Audio Energy Mapping
This is typically the strongest signal for identifying clip-worthy moments. The AI analyzes the audio waveform of your entire recording and maps energy levels over time. It is looking for specific patterns:
- Energy spikes: Moments where volume increases 15-40% above the surrounding baseline. This is not about loudness in absolute terms—it is about contrast. A speaker who is calm at 55 dB and then hits 70 dB at a key insight creates a spike that correlates strongly with engaging content.
- Pitch shifts: When vocal pitch rises alongside volume, it signals genuine emotional intensity. The combination of louder and higher is the sound a person makes when they hit a thought that truly excites, surprises, or angers them.
- Pacing changes: Moments where speech rate increases or decreases suddenly. A speaker who has been talking at 150 words per minute and suddenly slows to 90 words per minute is emphasizing something. That emphasis usually marks a point worth clipping.
The key insight: the best clip moment is almost never the loudest point in a recording. It is the moment with the sharpest change in energy relative to what came right before it. Contrast is what grabs attention, both for human ears and for AI detection systems.
Face Detection and Speaker Tracking
For video content with visible speakers, AI tools use face detection to:
- Identify how many people are in the frame and where each face is positioned
- Track which speaker is active at any given moment (via lip movement correlation with audio)
- Measure facial expression variation—more expressive moments tend to correlate with more engaging content
- Automatically position the vertical 9:16 crop window to follow the active speaker
The expression tracking is particularly interesting. The AI is not looking for smiling or "happy" faces. It is measuring the range of expressiveness—the distance between the least animated and most animated facial state within a short window. A raised eyebrow followed by a laugh is more engaging than a constant smile, even though the smile is technically more positive.
Structural Completeness Analysis
This is the analysis layer that most separates good AI clip tools from basic ones. A good clip is not just a moment of high energy—it is a complete thought. It has a setup, a development, and a resolution.

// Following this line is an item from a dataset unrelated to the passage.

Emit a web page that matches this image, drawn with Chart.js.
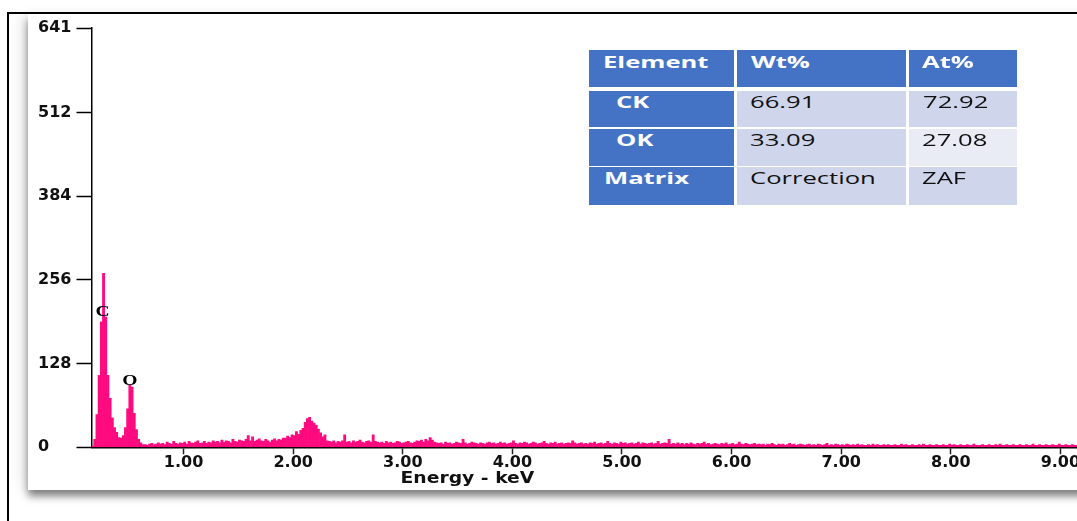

AI analyzes the transcript (generated from speech-to-text) to identify:
- Topic boundaries: Where one subject ends and another begins
- Narrative arcs: Statements that set up a question and then answer it
- Standalone segments: Portions that make sense without surrounding context
This matters because open-loop clips—clips that cut off before the thought is finished—get poor share rates on short-form platforms. Nobody shares half a story. Clips that contain a complete thought, from setup to payoff, are the ones viewers actually share, save, and return to.
Hook Strength Scoring
The AI evaluates the opening seconds of each potential clip. It measures the semantic distance between the opening statement and common conversational patterns. In plain terms: if the first sentence sounds like something you would hear in any conversation, it is a weak hook. If it sounds like something that makes you think "wait, what?"—that is a strong hook. Clips with strong hooks get higher scores because the first 1-2 seconds determine whether the majority of viewers stay or leave.
The Workflow Shift: Discovery vs. Curation
The fundamental value of AI clipping is not that it picks better clips than you can. It is that it shifts where you spend your human attention.
Without AI: You spend 70% of your time on discovery (scrubbing through footage to find moments) and 30% on curation (selecting, editing, and publishing).
With AI: You spend 0% on discovery (the AI scans the full recording in under 2 minutes) and 100% of your reduced time on curation (reviewing the AI's candidates and selecting the best ones).
Discovery is grunt work. It is repetitive, it degrades with fatigue, and it adds zero creative value. Curation is where human judgment actually matters—understanding your audience's context, knowing which topics are timely, recognizing moments that have community relevance. AI frees you to focus entirely on the work that requires taste and judgment.
The Time Savings Are Real
| Task | Manual | AI-Assisted |
|---|---|---|
| Scan 2-hour video for clips | 2-3 hours | ~90 seconds |
| Clips identified | 5-8 | 15-20 candidates |
| Human review of candidates | N/A | 15-20 minutes |
| Reframe to 9:16 | 10 min/clip | Automatic |
| Add captions | 5 min/clip | Automatic |
| Total time for 10 clips | 4-5 hours | ~35 minutes |
The extra clips matter too. Manual scrubbing through a long recording produces fewer clips because editor fatigue causes you to miss moments in the back half. AI analyzes every second with equal attention. The clips it surfaces from minute 85 of a 90-minute recording are evaluated with the same precision as the ones from minute 5.
Where AI Gets It Wrong
I want to be honest about the limitations, because understanding them makes you a better user of these tools.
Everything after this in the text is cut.